Errors mentioning MAlonzo

If you see an error similar to this one

.../src/MAlonzo/Code/Vatras/Data/IndexedSet.hs:1705:3: error:
    Not in scope:
      type constructor or class ‘MAlonzo.Code.Agda.Primitive.T_Level_14’
    Perhaps you meant ‘MAlonzo.Code.Agda.Primitive.T_Level_18’ (imported from MAlonzo.Code.Agda.Primitive)
    Module ‘MAlonzo.Code.Agda.Primitive’ does not export ‘T_Level_14’.
     |
1705 |   MAlonzo.Code.Agda.Primitive.T_Level_14 ->
     |   ^^^^^^^^^^^^^^^^^^^^^^^^^^^^^^^^^^^^^^

there might be corrupt build files. Simply run make clean.

Errors mentioning commitAndReleaseBuffer

If you see an error similar to this one

It's dangerous to go alone! Take this unicode to see whether your terminal supports it:
   Vatras: <stdout>: commitAndReleaseBuffer: invalid argument (cannot encode character '\8345')

there might be a problem with your terminal settings. In particular, this error is caused by the Haskell runtime failing to detect UTF-8 support of your terminal.
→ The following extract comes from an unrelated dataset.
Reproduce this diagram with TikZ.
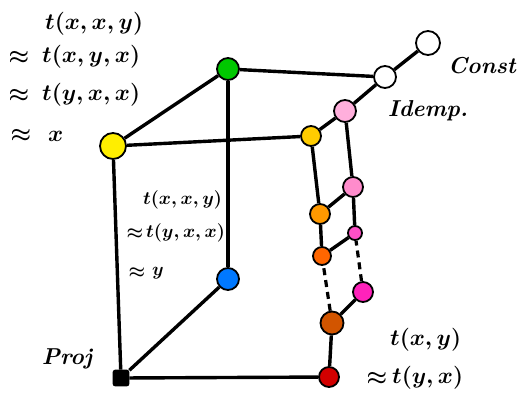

This might be caused by your terminal not actually supporting Unicode, or, more likely, misdetection of the Unicode capabilities of your terminal. Simply set the environment variable LC_ALL to C.UTF-8 by, for example, running export LC_ALL=C.UTF-8 before running Vatras, to force Unicode detection.

Unexpected or weird symbols

The first lines the demo prints should be

It's dangerous to go alone! Take this unicode to see whether your terminal supports it:
  ₙ ₁ ₂ 𝕃 ℂ 𝔸 ⟦ ⟧ ⟨ ⟩ ❲❳
... but now on to the demo.

The second line should not be empty, nor should it contain Unicode replacement characters or characters with accents. Instead, it should contain mathematical symbols. There are two possible causes if you do not see the mathematical symbols:

• The font you are using is missing the required symbols. In this case you can use a different font as a fallback or switch to a different font altogether. A common font supporting all required symbols is Symbola.

• Your terminal does not support UTF-8 correctly. In this case you have to switch to a different terminal.

Docker fails due to signal 9

If you see an error like

 failed due to signal 9 (Killed)
------
Dockerfile:19
--------------------
  17 |
  18 |     # Verify all proofs and build the demo.
  19 | >>> RUN nix-build
  20 |
  21 |     # Copy the demo with all runtime dependencies (ignoring build-time dependencies)
--------------------
ERROR: failed to solve: process "/bin/sh -c nix-build" did not complete successfully: exit code: 100

during a Docker build, you might have encountered an out of memory issue. Try to rerun the same command after closing other applications which might comsume a lot of RAM. In some cases it may also be necessary to disable some kind of out-of-memory killer (also known as OOM killer or OOM deamon) but use this option with caution.

Failed to read library file ./libs/../agda-stdlib/standard-library.agda-lib.

The following error may occur when executing make after a manual setup:

Failed to read library file ./libs/../agda-stdlib/standard-library.agda-lib.
Reason: ./libs/../agda-stdlib/standard-library.agda-lib: openBinaryFile: does not exist (No such file or directory)
make: *** [makefile:15: build] Error 42

This error indicates that the agda-stdlib git submodule has not been set up correctly. Executing git submodule update --init in the root of the repository should fix the problem.

Where does the library name 'Vatras' come from?

The name Vatras is (of course) an acronym, which stands for VAriability language TRAnslationS. Besides, Vatras is a water mage in the classic german RPG Gothic II, who is praying to the god Adanos, who brings "some kind of equality" very loosely speaking.